We'll be unpacking each of these more deeply in the weeks and months ahead.
- 50skills (view here): AI-powered and automated employee workflow builder, reducing manual work and creating more consistent people processes.
- Canditech (view here): Structured candidate assessments designed to improve hiring quality and reduce bias.
- Elektrafi (view here): Smart financial well-being platform to help employees feel more financially secure.
- Branco (view here): AI-powered continuous feedback and action planning that aligns goals, skills, and development so teams actually execute and grow.
- Shapes (view here): AI-native People Operating System that helps organizations manage people in their own unique way.
- Caddie (view here): Global hiring marketplace that connects employers with expert headhunters across every major tech hub, delivering qualified shortlists in days.
- Wavy (view here): Centralizing and automating employee experience programming so HR can see what’s driving engagement, without managing dozens of disconnected events and tools.
- Sprout (view here): Digital health and benefits platform supporting fertility and family-building for modern workforces.
- Atrium (view here): Next-gen leadership development platform for growing companies.
- Purposely (view here): Helping companies turn values into action by connecting employees with local nonprofits to strengthen culture and retention.
- Topicflow (view here): AI-powered continuous performance conversations and goal tracking that help managers assess, align, and improve performance without traditional reviews.
- Nurau (view here): Surfacing frontline employee risks in real time so organizations can address people, safety, and operational issues before they escalate.
Patterns That Kept Showing Up
Looking across these platforms, a few signals became impossible to ignore:
- Problem-first beats feature-first – The strongest companies didn’t start with what they built.
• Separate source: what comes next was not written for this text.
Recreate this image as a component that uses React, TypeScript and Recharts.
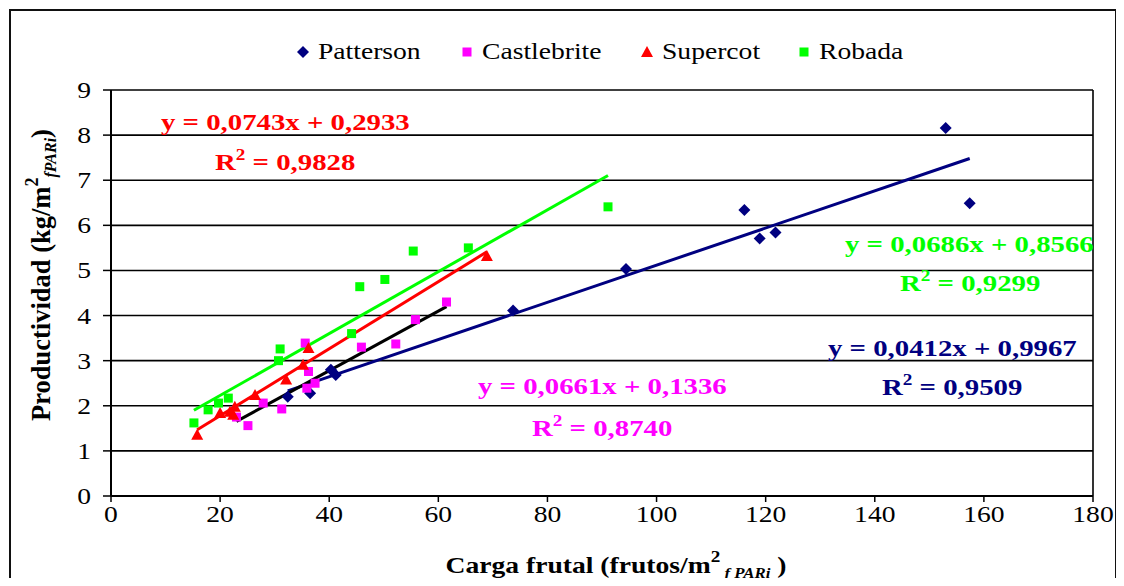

They started with the friction they removed.
- Adoption is still the hardest problem in HR tech – Solutions that fit naturally into existing workflows consistently resonated more than complex, all-in-one systems.
- HR leaders want clarity, not more noise – Especially in an AI-heavy market, tools that simplify decisions, not complicate them, stood out.
- Conviction + listening beats chasing every data point – The most effective founders balanced customer feedback with a clear point of view.
These patterns matter more than any individual product.
Why This Matters Going Into 2026
As we head into 2026, we expect the gap between “attention-driven” HR tech and “adoption-driven” HR tech to widen. The companies highlighted here feel firmly rooted in the latter. Over the next several weeks, we'll be spotlighting each of these platforms individually, focusing on the problem they’re solving, why it matters now, and what made them stand out.
If 2025 was about learning and testing, 2026 feels like a year of focus and scale. We're looking forward to the conversations this sparks.